Hay países que traducen y países que "se traducen". Francia y Alemania, por ejemplo, se cuentan entre los países europeos que más literatura extranjera traducen; Estados Unidos traduce proporcionalmente mucho menos y siempre, salvo excepciones, "a la segura", o sea libros que han demostrado su capacidad de "seducir" a los mercados locales u otros. En el extremo opuesto, Finlandia, Suecia y los países escandinavos en general están obligados a "traducirse". Un caso de escuela al respecto es el descubrimiento de la novela negra sueca y noruega: en la estela de la saga "Millenium", el resto de Occidente descubre una sociedad (en sus aspectos más sombríos) vehiculada por un género literario. No ocurre lo mismo con los países del este de Europa; Rumania, por ejemplo, que tiene una tradición poética insospechada, es un país del que raramente nos llega algún eco literario, fuera de los intelectuales "parisinos" de los años 50 del siglo pasado, Mircea Eliade, Eugenio Ionesco, Emil Cioran y del actual novelista Mircea Cartarescu, ¿sabemos algo de la literatura rumana? Un caso diferente es el de la literatura checa; Kafka, a quien tanto le gustaban los oficinistas y empleados de todo tipo, actuó como un verdadero "vendedor viajero" (o "vector viajero") de la tradición praguense. ¿Pero qué pasa con los escritores eslovacos, lituanos, letones y del complejo mosaico de culturas ex yugoslavas? Los escritores de los países -o sea, de las lenguas y las culturas- hasta hace poco llamados "periféricos" cuando llegan hasta nosotros lo hacen avalados por su difusión en culturas hasta hace poco llamadas "centrales": nos llegan en traducciones españolas, generalmente precedidos por algún grado de difusión en Alemania, o en Francia o Estados Unidos. El caso quizás más elocuente al respecto es el de Witold Gombrowicz, el conde polaco que fue casi toda su vida portero de un banco bonaerense y pasó casi todas sus noches escribiendo en un miserable cuartucho de azotea una obra tan original y absurda que llegó a interesar a un reducido grupo de jóvenes intelectuales porteños, entre los cuales estaba Ricardo Piglia. Si no fuera por ellos y su empeño en traducir al español parte de la obra "patafísica" de Gombrowicz, el editor francés Christian Bourgois nunca habría podido leerlo. Pero lo leyó, lo tradujo al francés y a partir de allí Gombrowicz tuvo el reconocimiento internacional del que disfrutó hacia el final de su vida.

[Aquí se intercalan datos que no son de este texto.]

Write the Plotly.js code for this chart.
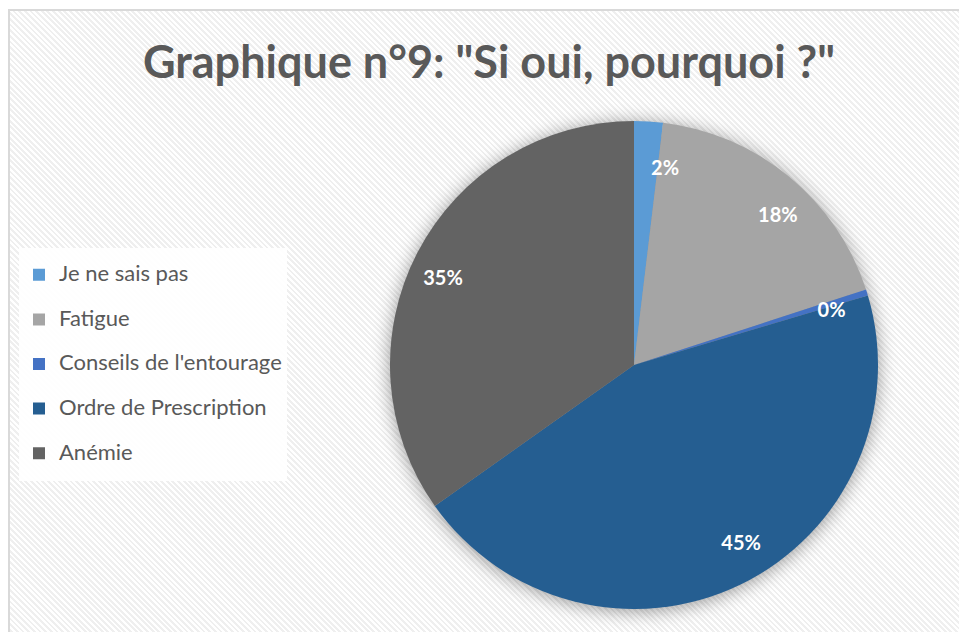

A la inversa, hay muchos escritores pertenecientes a esas tradiciones "centrales" -me perdonarán los científicos sociales adeptos de la posmodernidad, que suponen que ya no existe "centro" ni "periferia"- cuya obra ha quedado sepultada bajo el peso de una tradición demasiado rica y difundida. Es el caso del último Nobel francés, Patrick Modiano, de cuya obra, antes de que fuera reconocida por la Academia Sueca, apenas se conocían tres o cuatro novelas en español. Cuando digo "se conocían", digo que habían sido traducidas, no necesariamente leídas. Un caso más dramático (si algo puede ser "dramático" en estas lides y no sencillamente risible o "sonrisible"), es el de Marcel Aymé, un escritor de un humor y una negrura extraordinarios (acaso porque fue, como Faulkner y Cabrera Infante, un notable guionista de cine) de cuya obra solo existe en español, que yo sepa, un espléndido conjunto de relatos titulado El vino de París , publicado nada menos que en nuestro país (perdónese la cacofonía, como diría Borges), en no menos espléndida traducción de Catalina Uribe. Opacados por Malraux, Sartre y Camus, escritores tan importantes como Roger Vailland (un novelista de una extraordinaria agudeza psicológica y acaso el único escritor comunista francés que valga la pena, sin contar a Aragon, claro, pero Aragon es bueno cuando es surrealista, no cuando es comunista) y Louis Calaferte (una especie de Henry Miller avant la lettre ) no han atravesado nunca las fronteras de su idioma.
En América Latina pasa algo parecido, si le creemos a ese axioma según el cual lo único que nos separa es la lengua. Probablemente no nos traducimos, pero nos adaptamos. ¿O alguien es capaz de leer a Rulfo o a Cortázar sin necesidad de interpretar la música de un castellano diferente al nuestro? Y esto dejando de lado, como solemos hacerlo por mera incultura, a Brasil. La verdad es que los latinoamericanos nos damos la espalda entre nosotros mismos, somos un caso extremo de compartimentación cultural. Así, "centros" y "periferias" siguen tan vigentes como antes de la revolución de las llamadas tecnologías de la información.